For the quarter, the organic and natural foods grocery chain reported diluted earnings per share of $0.16, and it posted revenues of $3.44 billion. That compared to the Thomson Reuters consensus estimates for adjusted EPS of $0.35 and $3.47 billion in revenues. A year ago, the company reported EPS of $0.35 on revenues of $3.26 billion.
Before just focusing on that earnings miss, there were items to consider here: the fourth-quarter results included a non-cash asset impairment charge of $46 million, or $0.08 off of EPS, and a restructuring charge of $34 million, or $0.06 off of EPS. Suddenly things do not seem so bad. Or are they?
For the full year, Whole Foods posted diluted EPS of $1.48 on revenues of $15.39 billion, compared with fiscal 2014 EPS of $1.56 on $14.19 billion in revenues. The consensus estimates called for adjusted EPS of $1.67 on revenues of $15.42 billion.
24/7 Wall St. has frequently reported that the investing public should not to consider Whole Foods as a grocery store chain. Quite simply, Whole Foods is a luxury retail chain, because it is no longer focused just on organic foods but it charges a large premium versus peers. Its food sales and consumer staples sales come at a premium, even if they take EBT cards, and all you have to do is look at the cars in the parking lot and you will see that the average Whole Foods shopper has a higher base income than most other grocery chains — the company’s effort to reach down with smaller formats and lower prices for its 365 private label products notwithstanding.
Being a luxury chain generally comes with a premium valuation.

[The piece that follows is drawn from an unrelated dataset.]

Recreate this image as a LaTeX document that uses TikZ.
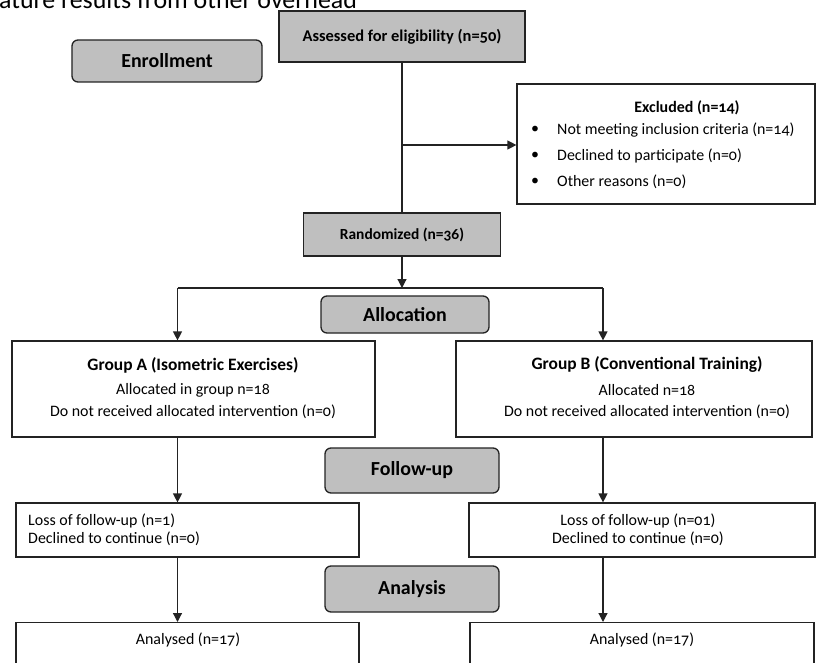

Just one problem — or two problems: what happens when luxury chains get their lunch eaten by competition that sells the exact same good for a much lower price, and when the luxury chain has disappointing sales? What is happening here on the analyst coverage side is that analysts keep getting burned by backing or defending Whole Foods. Some value investors finally may start looking closer here, although they better be very conservative when making their forward earnings expectations.